A suspect in a TV crime drama has once again capitulated from his initial stance of responding to every question with a smarmy 'no comment' and has admitted to a range of offences under mild questioning.
The incident, thought to be the 3,625th of its kind this year, happened nearly two thirds of the way through an episode of Vera, with experts noting that it seemed to follow the same pattern as every other interrogation scheme in every sodding Detective show.
'These cases all seem to follow a similar timeline. Its the speed of the capitulation by fellow cons that is a worry here', noted Mickey 'Mad Mike' McBride, head of Grifting at Crooks R Us.

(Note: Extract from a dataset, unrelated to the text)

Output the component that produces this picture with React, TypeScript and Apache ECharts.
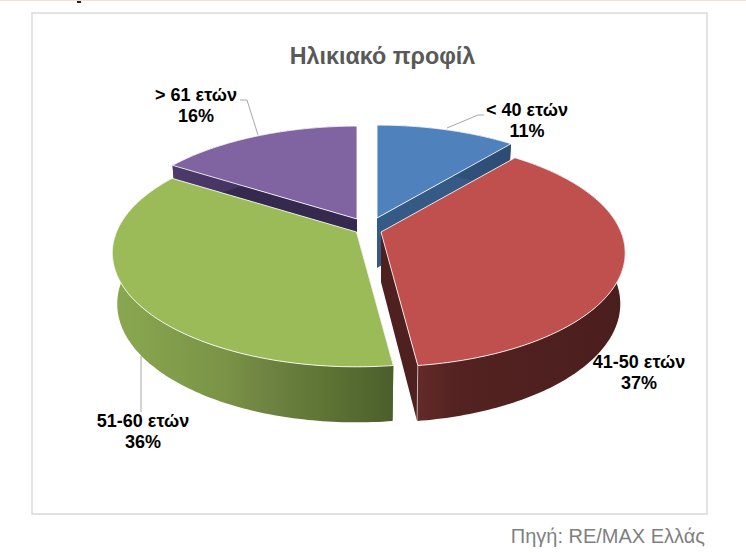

'Always the same. A couple of confident 'no comments' to a direct accusation from a know-it-all TV detective, delivered with a wry smile, arms folded, with a casual lean back in the chair.', continued McBride. 'Usually accompanied by some supportive nods and note taking from their brief.'
'But then, there's a follow up question suggesting the cop has some new piece of evidence, or that they can negotiate some time for the suspect to talk with their estranged wife and son, and bang, they just totally spill the beans', noted McBride.
McBride has called for a radical overhaul of police-suspect dialogue, with TV crime suspects expected to deliver at least 20 'no comments' before giving in, preferably alongside some sarcastic slow handclaps at the wacky but actually correct theories of the detective.